Instruction: Take the lines from the top down to and including the one with "PW, PH = W - ML - MR, H - MT - MB" and repeat them exactly. Omit images.
[Start]
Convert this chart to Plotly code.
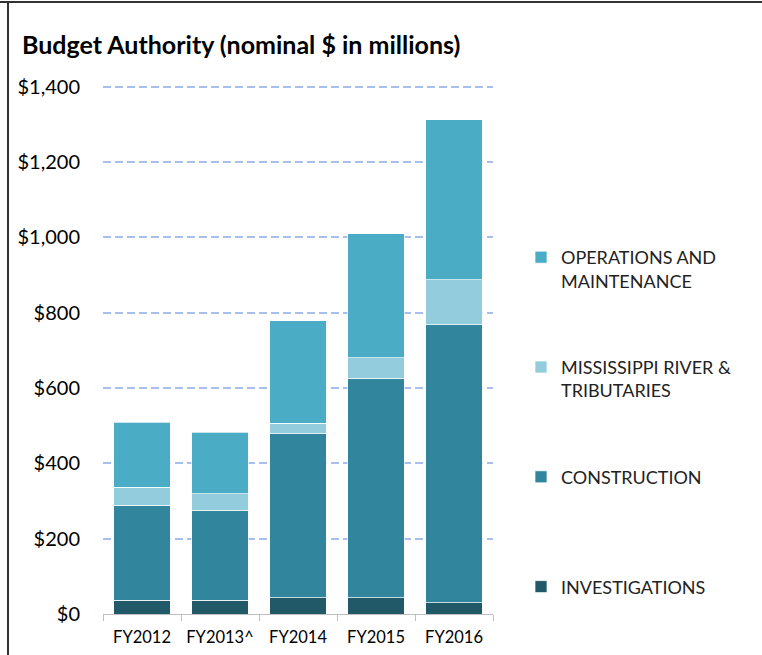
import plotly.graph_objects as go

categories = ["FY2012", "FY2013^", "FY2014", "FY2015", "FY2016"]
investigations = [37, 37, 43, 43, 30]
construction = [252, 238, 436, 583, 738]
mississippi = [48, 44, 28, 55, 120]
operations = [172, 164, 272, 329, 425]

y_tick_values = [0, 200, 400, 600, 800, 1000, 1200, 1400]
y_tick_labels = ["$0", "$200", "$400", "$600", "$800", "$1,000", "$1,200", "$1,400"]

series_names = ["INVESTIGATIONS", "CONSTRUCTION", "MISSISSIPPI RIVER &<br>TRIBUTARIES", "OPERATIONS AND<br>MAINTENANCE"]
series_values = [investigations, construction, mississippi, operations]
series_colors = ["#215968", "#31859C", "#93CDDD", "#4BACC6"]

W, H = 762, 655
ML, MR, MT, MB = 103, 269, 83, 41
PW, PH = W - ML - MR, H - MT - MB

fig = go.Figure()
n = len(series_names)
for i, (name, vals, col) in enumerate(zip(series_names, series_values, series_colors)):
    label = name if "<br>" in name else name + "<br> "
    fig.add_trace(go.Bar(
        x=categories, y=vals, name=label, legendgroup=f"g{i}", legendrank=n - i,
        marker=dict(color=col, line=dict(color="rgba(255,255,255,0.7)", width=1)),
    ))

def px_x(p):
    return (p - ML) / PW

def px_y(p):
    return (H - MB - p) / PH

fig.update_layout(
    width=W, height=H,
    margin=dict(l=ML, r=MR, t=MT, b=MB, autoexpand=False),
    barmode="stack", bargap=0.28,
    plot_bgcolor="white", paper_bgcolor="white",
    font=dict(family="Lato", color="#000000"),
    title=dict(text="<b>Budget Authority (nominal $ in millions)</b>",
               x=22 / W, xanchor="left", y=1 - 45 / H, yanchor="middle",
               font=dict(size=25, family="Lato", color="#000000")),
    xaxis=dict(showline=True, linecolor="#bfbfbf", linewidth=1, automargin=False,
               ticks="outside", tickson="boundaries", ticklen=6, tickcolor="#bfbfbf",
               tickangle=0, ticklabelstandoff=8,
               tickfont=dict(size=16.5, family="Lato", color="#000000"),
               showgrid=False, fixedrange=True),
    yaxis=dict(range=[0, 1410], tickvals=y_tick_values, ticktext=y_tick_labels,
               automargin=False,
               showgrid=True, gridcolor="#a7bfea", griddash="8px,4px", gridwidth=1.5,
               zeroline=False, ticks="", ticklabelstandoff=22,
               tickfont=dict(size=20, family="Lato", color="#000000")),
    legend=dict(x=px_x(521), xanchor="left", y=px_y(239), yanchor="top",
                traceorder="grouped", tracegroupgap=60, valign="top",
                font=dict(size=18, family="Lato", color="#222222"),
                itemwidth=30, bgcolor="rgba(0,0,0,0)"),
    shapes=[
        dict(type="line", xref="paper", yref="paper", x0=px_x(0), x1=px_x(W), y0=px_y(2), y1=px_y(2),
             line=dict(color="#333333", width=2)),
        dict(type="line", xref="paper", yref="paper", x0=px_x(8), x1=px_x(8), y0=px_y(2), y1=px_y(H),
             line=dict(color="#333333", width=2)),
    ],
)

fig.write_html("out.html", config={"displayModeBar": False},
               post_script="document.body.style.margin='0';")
[End]
Output below:
Convert this chart to Plotly code.
import plotly.graph_objects as go

categories = ["FY2012", "FY2013^", "FY2014", "FY2015", "FY2016"]
investigations = [37, 37, 43, 43, 30]
construction = [252, 238, 436, 583, 738]
mississippi = [48, 44, 28, 55, 120]
operations = [172, 164, 272, 329, 425]

y_tick_values = [0, 200, 400, 600, 800, 1000, 1200, 1400]
y_tick_labels = ["$0", "$200", "$400", "$600", "$800", "$1,000", "$1,200", "$1,400"]

series_names = ["INVESTIGATIONS", "CONSTRUCTION", "MISSISSIPPI RIVER &<br>TRIBUTARIES", "OPERATIONS AND<br>MAINTENANCE"]
series_values = [investigations, construction, mississippi, operations]
series_colors = ["#215968", "#31859C", "#93CDDD", "#4BACC6"]

W, H = 762, 655
ML, MR, MT, MB = 103, 269, 83, 41
PW, PH = W - ML - MR, H - MT - MB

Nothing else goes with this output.